2. Get out and see the world but more importantly interact with people that are different than you (and everyone is different). One of the most rewarding times on the ‘Journey to Olympic Golf‘ was pulling over in rural Guatemala and saying hello to a bunch of kids with a soccer ball. How they reacted to the golf club and balls I put in their hands gave me a new understanding of the joy possible within a game I have loved my whole life through. Click here for the article and don’t miss the soccer kids video.

3. I still haven’t arrived at my ultimate purpose in life, maybe you can help me figure it out a bit more during my campus visit. I am struck by the fact that when standing in a room my mind goes to the corners of the ceiling knowing that I know their precise location yet beyond that room we really have no idea how far space extends or how it could ever end. I am also struck by the fact that a day in my life is passing by all too fast and sooner than later I will be saying the same thing about my lifetime.

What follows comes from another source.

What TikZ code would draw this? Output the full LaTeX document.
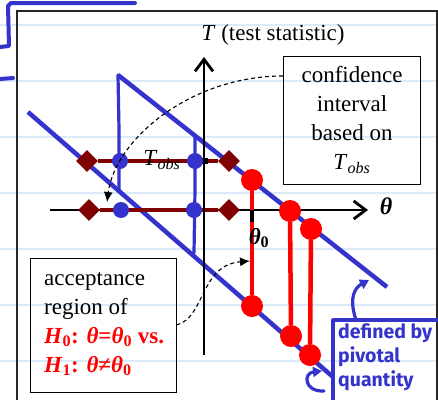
\documentclass[tikz,border=0pt]{standalone}
\usepackage{fontspec}
\setmainfont{Liberation Serif}
\newfontfamily\penfont{Fira Sans}
\usetikzlibrary{shapes.geometric,arrows.meta}
\definecolor{penblue}{RGB}{52,52,204}
\definecolor{accdark}{RGB}{128,0,0}
\definecolor{cired}{RGB}{255,0,0}
\definecolor{ruleline}{RGB}{218,234,250}
\tikzset{
  pivline/.style={penblue, line width=4.5pt},
  penline/.style={penblue, line width=3.2pt, line cap=round, line join=round},
  accline/.style={accdark, line width=4.5pt},
  ciline/.style={cired, line width=4.5pt},
  axisline/.style={line width=2.8pt, -{Straight Barb[length=12pt,width=18pt]}},
  accend/.style={diamond, fill=accdark, inner sep=0pt, minimum size=22pt},
  hitdot/.style={circle, fill=penblue, inner sep=0pt, minimum size=16pt},
  cidot/.style={circle, fill=cired, inner sep=0pt, minimum size=22pt},
  infobox/.style={draw, line width=0.9pt, font=\fontsize{23}{29}\selectfont, inner sep=0pt},
  boxtext/.style={inner sep=0pt, font=\fontsize{23}{29}\selectfont},
  linkarrow/.style={line width=1.1pt, dash pattern=on 4pt off 3pt, -{Latex[length=10pt,width=9pt]}},
  penarrow/.style={penline, -{Triangle[length=9pt,width=10pt]}},
}
\newcommand{\Tobs}{\textit{T}\textsubscript{\textit{obs}}}

\begin{document}
\begin{tikzpicture}[x=1pt, y=-1pt]
  \useasboundingbox (0,0) rectangle (438,399);
  \fill[white] (0,0) rectangle (438,399);
  \foreach \y in {25,81,137,193,249,305,361}
    \draw[ruleline, line width=2pt] (0,\y) -- (438,\y);
  \draw[black!85, line width=1.2pt] (17,420) -- (17,11) -- (437,11) -- (437,420);
  % pen marks, top left
  \draw[penline, line width=4pt] (0,47) -- (9,46) -- (8,6) -- (11,3) -- (135,3);
  \draw[penline, line width=4pt] (0,79) -- (13,78);

  % band of the pivotal quantity
  \coordinate (upA) at (118,75);
  \coordinate (upB) at (387,287);
  \coordinate (loA) at (28,112);
  \coordinate (loB) at (333,377);
  \draw[pivline] (upA) -- (upB);
  \draw[pivline] (loA) -- (loB);

  % axes
  \coordinate (thL) at (50,210);
  \coordinate (thR) at (368,210);
  \coordinate (TB) at (204,355);
  \coordinate (TT) at (204,57);
  \draw[axisline] (thL) -- (thR);
  \node (thlab) at (386,206) {\fontsize{24}{24}\selectfont\bfseries\itshape θ};
  \node (Tlab) at (273,35) {\fontsize{23}{23}\selectfont\textit{T} (test statistic)};

  % acceptance regions
  \node[accend] (a1L) at (87,161) {};
  \node[accend] (a1R) at (229,161) {};
  \node[accend] (a0L) at (89,210) {};
  \node[accend] (a0R) at (229,210) {};
  \draw[accline] (a1L) -- (a1R);
  \draw[accline] (a0L) -- (a0R);
  \draw[axisline] (TB) -- (TT);
  \fill (200.5,158) rectangle (207.5,164);

  % hand-drawn verticals and hits
  \coordinate (pvA) at (119,190);
  \coordinate (pvB) at (195,136);
  \coordinate (pvC) at (194,253);
  \draw[penline] (upA) -- (119,130) -- (pvA);
  \draw[penline] (pvB) -- (195,190) -- (pvC);
  \node[hitdot] (h1L) at (120,161) {};
  \node[hitdot] (h1R) at (195,161) {};
  \node[hitdot] (h0L) at (121,210) {};
  \node[hitdot] (h0R) at (194,210) {};
  \node (tobs) at (162,160) {\fontsize{23}{23}\selectfont\Tobs};

  % confidence interval
  \node[cidot] (c1T) at (252,180) {};
  \node[cidot] (c1B) at (252,306) {};
  \node[cidot] (c2T) at (290,211) {};
  \node[cidot] (c2B) at (291,336) {};
  \node[cidot] (c3T) at (311,229) {};
  \node[cidot] (c3B) at (310,355) {};
  \draw[ciline] (c1T) -- (c1B);
  \draw[ciline] (c2T) -- (c2B);
  \draw[ciline] (c3T) -- (c3B);
  \draw[line width=4pt] (252,210) -- (252,222);
  \node (th0lab) at (259,238) {\fontsize{23}{23}\selectfont\bfseries\itshape θ\textsubscript{\upshape 0}};

  % boxes
  \node[infobox, minimum width=146pt, minimum height=134pt] (accbox) at (103,325) {};
  \node[boxtext, anchor=west, align=left] (acctext) at (44,324)
    {acceptance\\region of\\
     \textcolor{cired}{\bfseries\textit{H}\textsubscript{0}: \textit{θ}=\textit{θ}\textsubscript{0} vs.}\\
     \textcolor{cired}{\bfseries\textit{H}\textsubscript{1}: \textit{θ}≠\textit{θ}\textsubscript{0}}};
  \node[infobox, minimum width=137pt, minimum height=128pt, align=center] (cibox) at (352,120)
    {confidence\\interval\\based on\\\Tobs};

  \coordinate (ciTip) at (107,202);
  \coordinate (ciMid) at (250,261);
  \draw[linkarrow] ([yshift=44pt]cibox.west) .. controls (190,76) and (115,140) .. (ciTip);
  \draw[linkarrow] (accbox.east) .. controls (205,318) and (200,265) .. (ciMid);

  % pen note
  \coordinate (noteC) at (333,320);
  \coordinate (pivHit) at (369,280);
  \coordinate (loHit) at (322,371);
  \draw[penline] (333,410) -- (noteC) -- (440,320);
  \node[anchor=north west, inner sep=0pt, align=left, text=penblue,
        font=\penfont\bfseries\fontsize{19.5}{24}\selectfont] (defnote) at (338,323)
    {defined by\\pivotal\\quantity};
  \draw[penarrow] ([xshift=23pt]noteC) .. controls (348,296) and (356,287) .. (pivHit);
  \draw[penarrow] (324,391) .. controls (304,392) and (303,373) .. (loHit);
\end{tikzpicture}
\end{document}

Somehow I think my ultimate purpose in life surprisingly has little to do with trying to explore a universe in a lifetime but more to do with exploring, accepting, loving and being compassionate to myself as a human being first and then every other human being I meet along the way. There is no doubt in my mind that liberal arts students with semesters abroad and worldwide internships and friendships are the key. When you wake up in the morning do you think of yourself as a citizen of the world? You and old folks like me that are apparently acting like children again are, in my opinion, the most lasting and meaningful way to making our world a better place. An easier place to find peace, joy and freedom, both within ourselves and outside ourselves in this world we all call home.

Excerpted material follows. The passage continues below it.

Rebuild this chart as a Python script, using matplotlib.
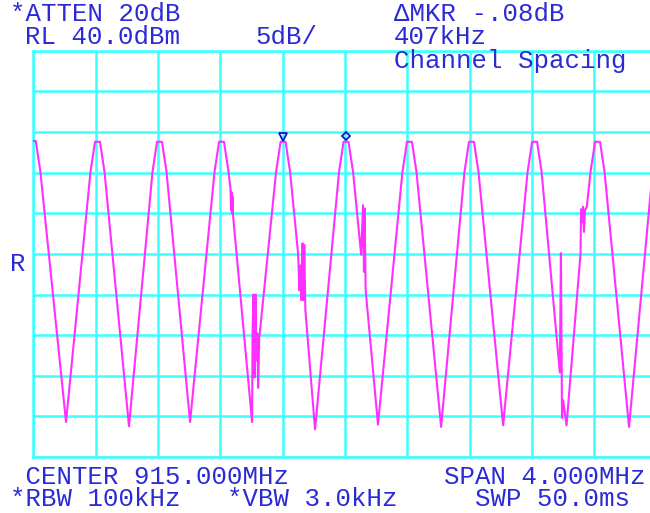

Thanks for having me to your home and thanks for the generous donation to The First Tee organization.

By the way if you, maybe after you land that dream job and have your student loans paid off, or your parents would like to make a donation to The First Tee click here for the link to do so! Please select ‘Andy Reistetter’s Journey to Olympic Golf’ on the drop down menu for the question “What inspired you to make a gift today?’ This is for tracking purposes only. I do not receive anything whatsoever from The First Tee.

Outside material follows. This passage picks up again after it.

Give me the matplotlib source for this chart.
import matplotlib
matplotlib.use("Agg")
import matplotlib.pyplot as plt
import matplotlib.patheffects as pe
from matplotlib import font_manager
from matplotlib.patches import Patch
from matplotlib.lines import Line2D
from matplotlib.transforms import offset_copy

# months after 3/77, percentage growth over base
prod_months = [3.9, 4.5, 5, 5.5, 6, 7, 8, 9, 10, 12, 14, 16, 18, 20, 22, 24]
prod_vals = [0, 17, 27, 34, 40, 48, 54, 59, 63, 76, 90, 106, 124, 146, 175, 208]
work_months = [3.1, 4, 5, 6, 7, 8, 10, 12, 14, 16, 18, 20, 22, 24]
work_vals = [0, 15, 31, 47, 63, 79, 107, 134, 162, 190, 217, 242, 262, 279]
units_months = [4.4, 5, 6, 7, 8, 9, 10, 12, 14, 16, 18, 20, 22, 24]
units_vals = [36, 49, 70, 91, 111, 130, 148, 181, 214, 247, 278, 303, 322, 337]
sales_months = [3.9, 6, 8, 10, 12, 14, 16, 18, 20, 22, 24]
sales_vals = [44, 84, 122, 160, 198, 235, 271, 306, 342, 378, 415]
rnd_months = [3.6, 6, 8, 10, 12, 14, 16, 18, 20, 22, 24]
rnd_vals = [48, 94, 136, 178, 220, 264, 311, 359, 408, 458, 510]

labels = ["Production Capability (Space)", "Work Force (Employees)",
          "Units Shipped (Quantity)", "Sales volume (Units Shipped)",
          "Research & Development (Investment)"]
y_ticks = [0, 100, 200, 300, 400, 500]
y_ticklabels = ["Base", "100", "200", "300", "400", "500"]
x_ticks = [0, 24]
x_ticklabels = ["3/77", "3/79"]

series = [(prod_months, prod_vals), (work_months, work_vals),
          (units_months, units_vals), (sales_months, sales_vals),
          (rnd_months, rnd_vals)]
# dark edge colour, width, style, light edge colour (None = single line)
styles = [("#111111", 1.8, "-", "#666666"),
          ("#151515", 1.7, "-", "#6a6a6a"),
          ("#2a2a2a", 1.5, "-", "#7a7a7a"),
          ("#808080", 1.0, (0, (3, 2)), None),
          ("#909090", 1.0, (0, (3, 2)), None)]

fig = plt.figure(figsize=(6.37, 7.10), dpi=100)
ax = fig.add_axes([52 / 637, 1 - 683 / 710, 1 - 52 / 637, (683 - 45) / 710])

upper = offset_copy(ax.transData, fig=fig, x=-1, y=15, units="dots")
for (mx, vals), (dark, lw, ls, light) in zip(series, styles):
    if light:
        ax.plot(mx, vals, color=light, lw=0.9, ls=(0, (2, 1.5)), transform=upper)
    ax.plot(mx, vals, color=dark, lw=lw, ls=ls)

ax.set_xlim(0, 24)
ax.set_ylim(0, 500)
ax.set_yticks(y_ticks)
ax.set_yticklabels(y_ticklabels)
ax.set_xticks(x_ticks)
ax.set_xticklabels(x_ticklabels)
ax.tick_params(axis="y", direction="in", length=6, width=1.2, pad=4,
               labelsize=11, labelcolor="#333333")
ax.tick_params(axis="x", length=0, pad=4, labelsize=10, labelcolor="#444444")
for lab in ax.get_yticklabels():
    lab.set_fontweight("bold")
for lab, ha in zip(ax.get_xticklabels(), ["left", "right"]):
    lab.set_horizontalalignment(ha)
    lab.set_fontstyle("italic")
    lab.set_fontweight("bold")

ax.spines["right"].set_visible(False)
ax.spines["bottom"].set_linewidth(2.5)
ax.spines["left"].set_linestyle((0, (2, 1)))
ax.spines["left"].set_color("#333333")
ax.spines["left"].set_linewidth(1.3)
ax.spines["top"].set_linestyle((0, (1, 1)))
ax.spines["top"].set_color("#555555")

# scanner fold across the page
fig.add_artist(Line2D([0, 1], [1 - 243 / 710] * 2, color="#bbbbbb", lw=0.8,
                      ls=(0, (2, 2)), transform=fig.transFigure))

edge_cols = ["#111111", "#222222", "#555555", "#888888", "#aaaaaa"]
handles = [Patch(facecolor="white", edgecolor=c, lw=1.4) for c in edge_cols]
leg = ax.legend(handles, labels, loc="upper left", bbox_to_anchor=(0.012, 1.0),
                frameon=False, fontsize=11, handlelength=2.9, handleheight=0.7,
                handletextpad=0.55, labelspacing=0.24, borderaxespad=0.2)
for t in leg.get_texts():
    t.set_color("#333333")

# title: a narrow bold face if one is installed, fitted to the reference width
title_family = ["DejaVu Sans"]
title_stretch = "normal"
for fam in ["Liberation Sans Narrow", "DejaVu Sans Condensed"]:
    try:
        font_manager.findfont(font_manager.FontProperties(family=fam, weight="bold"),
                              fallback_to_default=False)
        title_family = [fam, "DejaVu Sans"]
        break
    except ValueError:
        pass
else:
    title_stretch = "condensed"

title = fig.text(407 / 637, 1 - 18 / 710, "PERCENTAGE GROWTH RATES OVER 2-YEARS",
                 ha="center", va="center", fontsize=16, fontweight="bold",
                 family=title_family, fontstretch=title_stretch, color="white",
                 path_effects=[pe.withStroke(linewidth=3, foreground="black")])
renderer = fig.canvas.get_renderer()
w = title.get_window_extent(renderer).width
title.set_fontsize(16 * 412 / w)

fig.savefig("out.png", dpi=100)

I am willing to do most anything!

PS- here is what I submitted to Dean Capraro when I first learned of being considered for this opportunity:

Andy’s Personal Statement:

“While I am simultaneously flattered and humbled to be even faintly considered to be a candidate for this award, please think of your decision in terms of the inspiring charity—The First Tee—that will be my designated charity should I be named this year’s Hobart Fellow.

Since its inception in 1997, the First Tee organization has impacted more than 10 million young people:  in 2012 FT announced a new goal to reach another 10 million by 2017.

I myself grew up in a “First Tee-like,” environment before there was such an organization and without realizing how much it shaped my life and who I am today. Growing up in Binghamton, New York I was fortunate to benefit from great parents– interested and interesting parents, caring and constructive coaches, and the par-3 golf course up at Ely Park Municipal Golf Course that encouraged junior golfers to give golf a go.  The First Tee extends similar opportunities to much less fortunate children across the nation.

While I was educated at a large public institution (SUNY Buffalo, BS Chemical Engineering, 1981), I acquired an independent liberal arts and mindful perspective through my MBA at Pepperdine University and my son’s education at Beloit College. “Freely Ye Receive, Freely Ye Give,” was Pepperdine’s motto.  I believe the mind and the whole person educated and experienced at Hobart and William Smith and schools like it is a beautiful thing.

If given the opportunity, here are some thoughts that come to my mind while envisioning myself immersed in your campus life for a few days and engaging your students both inside and outside the classroom:

I think of the beauty of the campus and its people, the vibrant atmosphere of students walking from class to class learning about the world and themselves. I like to walk eastward and sit on one of those benches overlooking Seneca Lake and take in the view and feel its beauty.

I wonder what Hobart and William Smith students are like today, what is on their minds and what is in their hearts. They have grown up in a different world than me. From my son’s Beloit College 2019 Mindset List, two things I know about college freshmen: Since they have been on the planet, Google has always been there, in its founding words, “to organize the world’s information and make it universally accessible” and the announcement of someone being the “first woman” to hold a position has only impressed their parents. I know my son’s liberal arts education has made me think differently. I wonder how today’s Hobart and William Smith students will change the world tomorrow.

I hope to share with them in some small way how much my parents inspired me by their hard work and open mindedness that through education their children could become better people with better lives, not just bigger homes than themselves. My parents gave more than they received in life. What more can we ask of any human being?

I hope to share in some small way how much I love life and the game of golf. I see them as intermingled from the day when I was 12 and my older brother gave me the Ben Hogan Five Modern Lessons book and inscribed it “To my brother Andy, Golf is a lot like life, the more you understand and learn about it, the easier it is to meet its challenges.” Boy has that perspective has helped me a lot both on the golf course and in life.

I hope to share in some small way how my life transitioned from success in Corporate America to pursuing my passion for golf and life. A producer at the Golf Channel called me “a golf voyager and documentarian” while I call myself an “inspiration seeker.” If my process is to always learn, be open-minded and to seek inspiration then my life outcomes will surely take care of themselves.

As I hope to share these things with Hobart and William Smith students I will look at their faces and into their eyes to connect with them and see if they are connecting with me. Have I shared too much, have I paused to give them time to express themselves? I don’t learn much when I am talking. I hope to listen a great deal too and learn, if given the opportunity, how this experience will impact my life.

Finally, I hope to share in some small way how much I feel that I am a citizen of the world when I wake up in the morning. Yes I am American and patriotic and thankful to be a citizen of the freest nation in the world and proud of it. But having spent six months recently traveling through Mexico, Central & South America, Australia and New Zealand and previously in Europe, I feel different now about life, the world and who I am. As Paula De Labra shared in Mexico City—“in the world we are only one kind of humans, we are human beings, all the same with the right to create, to be friends and to develop our dreams.”

If awarded, being the Hobart and William Smith John Henry Hobart Fellow in Residence, to benefit The First Tee, would be one of those dreams coming true for me.